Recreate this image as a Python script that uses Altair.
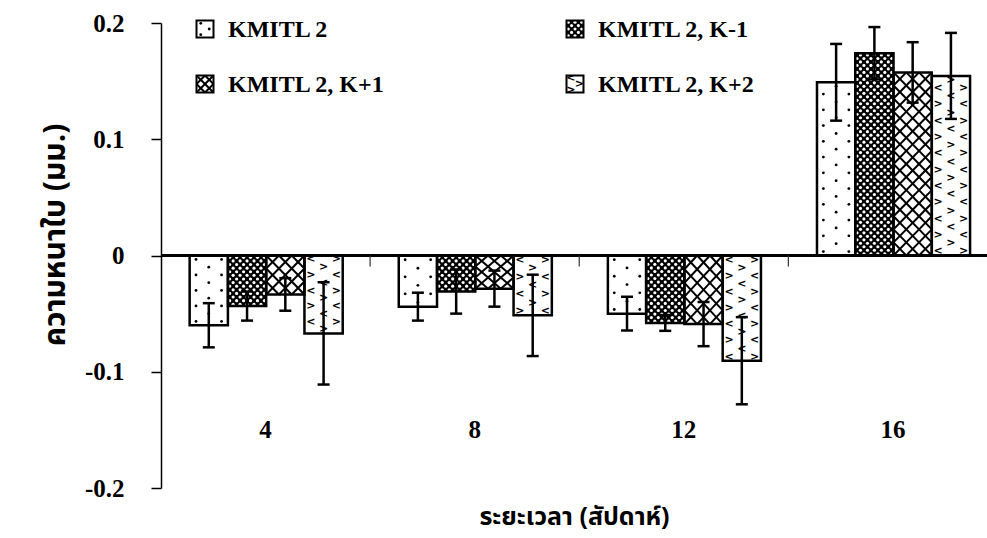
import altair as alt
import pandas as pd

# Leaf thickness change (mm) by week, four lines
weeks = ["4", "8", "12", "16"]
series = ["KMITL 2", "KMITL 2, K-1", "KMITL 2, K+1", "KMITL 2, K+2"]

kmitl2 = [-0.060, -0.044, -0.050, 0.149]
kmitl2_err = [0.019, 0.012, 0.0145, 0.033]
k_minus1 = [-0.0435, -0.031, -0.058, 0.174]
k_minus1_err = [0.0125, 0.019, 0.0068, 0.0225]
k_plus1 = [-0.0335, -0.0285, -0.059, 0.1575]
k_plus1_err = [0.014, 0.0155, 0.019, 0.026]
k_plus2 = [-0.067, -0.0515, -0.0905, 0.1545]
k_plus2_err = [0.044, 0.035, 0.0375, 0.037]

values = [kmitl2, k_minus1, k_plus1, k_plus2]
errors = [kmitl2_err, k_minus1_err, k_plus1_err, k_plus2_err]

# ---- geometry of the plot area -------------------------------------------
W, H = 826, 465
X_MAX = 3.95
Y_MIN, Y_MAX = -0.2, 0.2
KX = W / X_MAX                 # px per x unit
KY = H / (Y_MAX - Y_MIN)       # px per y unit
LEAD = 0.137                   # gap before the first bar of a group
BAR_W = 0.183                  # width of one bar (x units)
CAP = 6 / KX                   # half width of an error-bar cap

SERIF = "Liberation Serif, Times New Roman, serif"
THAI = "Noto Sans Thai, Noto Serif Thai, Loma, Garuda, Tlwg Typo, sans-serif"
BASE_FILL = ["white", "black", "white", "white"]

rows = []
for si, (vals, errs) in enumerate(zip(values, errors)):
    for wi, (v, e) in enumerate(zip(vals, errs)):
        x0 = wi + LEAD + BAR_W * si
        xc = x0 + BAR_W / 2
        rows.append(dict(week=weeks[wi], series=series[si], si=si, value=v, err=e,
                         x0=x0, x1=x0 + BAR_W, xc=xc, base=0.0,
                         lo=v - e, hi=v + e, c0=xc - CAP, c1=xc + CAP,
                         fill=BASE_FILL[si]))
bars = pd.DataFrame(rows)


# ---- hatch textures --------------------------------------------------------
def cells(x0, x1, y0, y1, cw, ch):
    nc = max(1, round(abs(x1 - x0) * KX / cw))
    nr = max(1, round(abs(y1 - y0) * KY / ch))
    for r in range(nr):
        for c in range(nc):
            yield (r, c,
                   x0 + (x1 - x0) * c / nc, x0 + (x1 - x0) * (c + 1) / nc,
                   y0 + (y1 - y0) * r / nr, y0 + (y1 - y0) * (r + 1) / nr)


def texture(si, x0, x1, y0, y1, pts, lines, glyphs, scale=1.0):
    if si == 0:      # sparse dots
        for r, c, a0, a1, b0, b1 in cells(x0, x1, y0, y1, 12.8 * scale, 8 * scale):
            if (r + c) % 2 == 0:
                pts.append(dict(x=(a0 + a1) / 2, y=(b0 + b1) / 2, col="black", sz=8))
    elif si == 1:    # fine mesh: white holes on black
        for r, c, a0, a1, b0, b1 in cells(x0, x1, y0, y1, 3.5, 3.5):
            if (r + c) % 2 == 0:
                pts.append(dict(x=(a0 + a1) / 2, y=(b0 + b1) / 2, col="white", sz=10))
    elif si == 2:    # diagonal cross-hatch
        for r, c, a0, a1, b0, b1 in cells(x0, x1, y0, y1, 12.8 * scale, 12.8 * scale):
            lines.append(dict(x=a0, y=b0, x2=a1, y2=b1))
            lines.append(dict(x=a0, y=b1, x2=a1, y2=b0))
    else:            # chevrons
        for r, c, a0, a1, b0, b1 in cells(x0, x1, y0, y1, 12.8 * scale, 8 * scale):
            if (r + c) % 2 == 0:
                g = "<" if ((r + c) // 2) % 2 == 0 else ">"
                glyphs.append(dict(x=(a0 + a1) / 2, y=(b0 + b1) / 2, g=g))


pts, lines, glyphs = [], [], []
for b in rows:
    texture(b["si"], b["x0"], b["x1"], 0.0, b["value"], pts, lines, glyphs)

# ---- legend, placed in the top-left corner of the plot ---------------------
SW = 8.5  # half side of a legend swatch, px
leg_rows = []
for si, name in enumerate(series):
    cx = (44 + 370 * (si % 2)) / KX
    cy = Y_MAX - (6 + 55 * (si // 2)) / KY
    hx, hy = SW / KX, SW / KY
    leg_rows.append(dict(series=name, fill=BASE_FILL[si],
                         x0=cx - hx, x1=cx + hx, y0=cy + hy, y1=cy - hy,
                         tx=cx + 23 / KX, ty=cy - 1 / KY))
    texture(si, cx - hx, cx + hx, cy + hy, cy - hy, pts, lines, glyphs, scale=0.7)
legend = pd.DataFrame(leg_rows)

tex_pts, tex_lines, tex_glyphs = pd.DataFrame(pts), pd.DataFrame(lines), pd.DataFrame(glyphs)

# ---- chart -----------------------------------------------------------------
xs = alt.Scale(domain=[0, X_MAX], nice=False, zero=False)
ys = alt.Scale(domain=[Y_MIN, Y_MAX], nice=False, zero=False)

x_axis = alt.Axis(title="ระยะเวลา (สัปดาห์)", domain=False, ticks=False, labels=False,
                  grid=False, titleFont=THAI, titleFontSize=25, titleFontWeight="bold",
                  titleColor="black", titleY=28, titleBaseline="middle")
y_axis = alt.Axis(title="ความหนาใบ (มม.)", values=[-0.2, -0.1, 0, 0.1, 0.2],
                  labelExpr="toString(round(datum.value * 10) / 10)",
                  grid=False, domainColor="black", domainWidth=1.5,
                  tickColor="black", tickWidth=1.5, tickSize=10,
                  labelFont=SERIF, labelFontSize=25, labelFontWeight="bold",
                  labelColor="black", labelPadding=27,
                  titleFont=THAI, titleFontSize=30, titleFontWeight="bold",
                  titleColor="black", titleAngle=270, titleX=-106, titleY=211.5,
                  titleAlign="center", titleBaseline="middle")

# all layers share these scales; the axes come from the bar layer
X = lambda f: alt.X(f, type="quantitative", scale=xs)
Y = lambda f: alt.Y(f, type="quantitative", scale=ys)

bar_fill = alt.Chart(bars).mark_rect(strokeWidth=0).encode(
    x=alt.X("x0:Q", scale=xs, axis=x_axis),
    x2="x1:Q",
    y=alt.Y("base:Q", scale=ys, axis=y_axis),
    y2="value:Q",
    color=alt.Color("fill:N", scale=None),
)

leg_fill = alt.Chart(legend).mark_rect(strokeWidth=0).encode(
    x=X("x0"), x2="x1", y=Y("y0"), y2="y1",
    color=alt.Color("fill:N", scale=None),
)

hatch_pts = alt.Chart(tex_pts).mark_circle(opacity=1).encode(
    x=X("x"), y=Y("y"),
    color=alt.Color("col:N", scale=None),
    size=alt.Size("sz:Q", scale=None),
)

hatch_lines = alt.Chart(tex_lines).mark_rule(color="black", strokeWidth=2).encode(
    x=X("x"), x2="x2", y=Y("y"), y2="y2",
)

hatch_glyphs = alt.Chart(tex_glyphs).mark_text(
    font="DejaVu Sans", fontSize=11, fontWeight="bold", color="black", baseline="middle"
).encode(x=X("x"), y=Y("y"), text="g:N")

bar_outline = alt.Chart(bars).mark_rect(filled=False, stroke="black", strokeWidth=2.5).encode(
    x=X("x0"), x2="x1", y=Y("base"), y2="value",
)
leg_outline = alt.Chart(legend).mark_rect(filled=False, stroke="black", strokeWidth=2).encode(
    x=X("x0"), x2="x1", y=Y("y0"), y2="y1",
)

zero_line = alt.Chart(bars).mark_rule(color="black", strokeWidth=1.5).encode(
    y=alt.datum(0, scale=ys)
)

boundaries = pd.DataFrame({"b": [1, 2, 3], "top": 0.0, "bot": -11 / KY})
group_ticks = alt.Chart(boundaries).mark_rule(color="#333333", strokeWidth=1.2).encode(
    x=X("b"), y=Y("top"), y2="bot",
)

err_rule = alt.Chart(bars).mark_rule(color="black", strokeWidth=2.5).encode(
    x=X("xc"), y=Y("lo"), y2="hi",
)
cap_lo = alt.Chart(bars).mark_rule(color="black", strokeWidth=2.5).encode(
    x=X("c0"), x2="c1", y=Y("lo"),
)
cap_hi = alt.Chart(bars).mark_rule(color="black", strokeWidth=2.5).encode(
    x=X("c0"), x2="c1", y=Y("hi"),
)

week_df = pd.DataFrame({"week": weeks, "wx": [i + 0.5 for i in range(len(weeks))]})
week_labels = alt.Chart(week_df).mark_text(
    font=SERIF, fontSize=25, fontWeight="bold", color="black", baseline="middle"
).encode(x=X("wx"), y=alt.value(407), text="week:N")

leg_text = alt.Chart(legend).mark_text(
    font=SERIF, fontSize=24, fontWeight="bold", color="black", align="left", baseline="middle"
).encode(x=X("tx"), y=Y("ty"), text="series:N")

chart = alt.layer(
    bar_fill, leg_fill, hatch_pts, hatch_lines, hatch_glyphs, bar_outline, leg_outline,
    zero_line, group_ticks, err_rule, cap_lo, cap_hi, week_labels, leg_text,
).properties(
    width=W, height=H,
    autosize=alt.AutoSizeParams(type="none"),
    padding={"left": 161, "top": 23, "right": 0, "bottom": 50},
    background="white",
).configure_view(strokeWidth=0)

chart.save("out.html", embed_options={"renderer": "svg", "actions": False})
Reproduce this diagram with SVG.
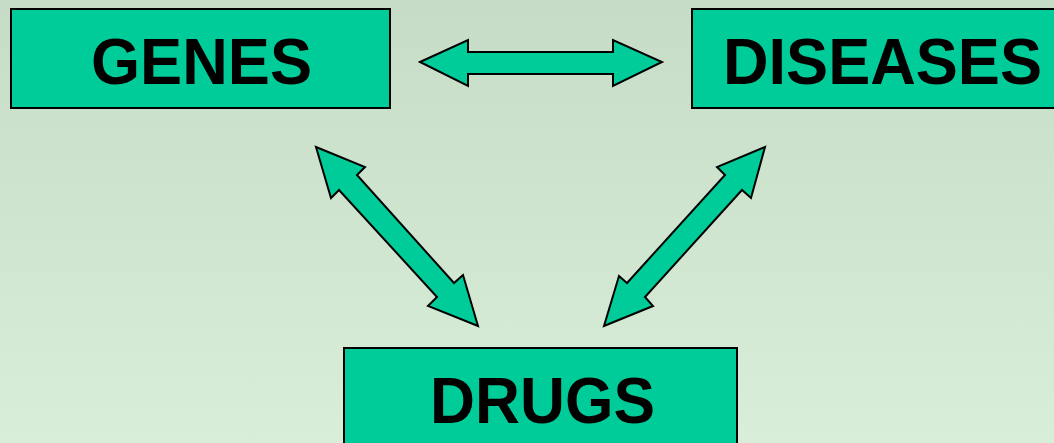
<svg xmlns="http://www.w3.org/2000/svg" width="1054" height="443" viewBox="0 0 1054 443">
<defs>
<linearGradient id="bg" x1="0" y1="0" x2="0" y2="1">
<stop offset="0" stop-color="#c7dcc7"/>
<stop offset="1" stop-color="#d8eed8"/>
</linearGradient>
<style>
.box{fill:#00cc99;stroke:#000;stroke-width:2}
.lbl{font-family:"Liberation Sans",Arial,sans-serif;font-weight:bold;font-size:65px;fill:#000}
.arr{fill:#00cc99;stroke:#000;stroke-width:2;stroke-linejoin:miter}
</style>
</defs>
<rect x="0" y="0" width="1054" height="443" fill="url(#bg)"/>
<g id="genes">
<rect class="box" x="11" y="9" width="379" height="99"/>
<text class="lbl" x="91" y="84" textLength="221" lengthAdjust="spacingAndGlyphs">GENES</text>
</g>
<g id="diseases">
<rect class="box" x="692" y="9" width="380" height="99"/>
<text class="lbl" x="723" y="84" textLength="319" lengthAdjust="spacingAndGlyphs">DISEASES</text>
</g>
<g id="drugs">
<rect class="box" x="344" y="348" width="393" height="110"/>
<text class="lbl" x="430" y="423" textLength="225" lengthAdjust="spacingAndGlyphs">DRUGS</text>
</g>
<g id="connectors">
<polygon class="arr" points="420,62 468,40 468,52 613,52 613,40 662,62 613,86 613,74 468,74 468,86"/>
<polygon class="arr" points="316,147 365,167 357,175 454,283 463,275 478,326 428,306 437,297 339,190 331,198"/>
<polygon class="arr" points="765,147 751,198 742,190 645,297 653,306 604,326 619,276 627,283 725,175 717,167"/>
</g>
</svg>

* * * * * * *

**TASK GOAL**:
Print, exactly as written, the lines above from the first one to the one containing "errors = [kmitl2_err, k_minus1_err, k_plus1_err, k_plus2_err]". Leave out pictures.

**WRITTEN REPLY**:
Recreate this image as a Python script that uses Altair.
import altair as alt
import pandas as pd

# Leaf thickness change (mm) by week, four lines
weeks = ["4", "8", "12", "16"]
series = ["KMITL 2", "KMITL 2, K-1", "KMITL 2, K+1", "KMITL 2, K+2"]

kmitl2 = [-0.060, -0.044, -0.050, 0.149]
kmitl2_err = [0.019, 0.012, 0.0145, 0.033]
k_minus1 = [-0.0435, -0.031, -0.058, 0.174]
k_minus1_err = [0.0125, 0.019, 0.0068, 0.0225]
k_plus1 = [-0.0335, -0.0285, -0.059, 0.1575]
k_plus1_err = [0.014, 0.0155, 0.019, 0.026]
k_plus2 = [-0.067, -0.0515, -0.0905, 0.1545]
k_plus2_err = [0.044, 0.035, 0.0375, 0.037]

values = [kmitl2, k_minus1, k_plus1, k_plus2]
errors = [kmitl2_err, k_minus1_err, k_plus1_err, k_plus2_err]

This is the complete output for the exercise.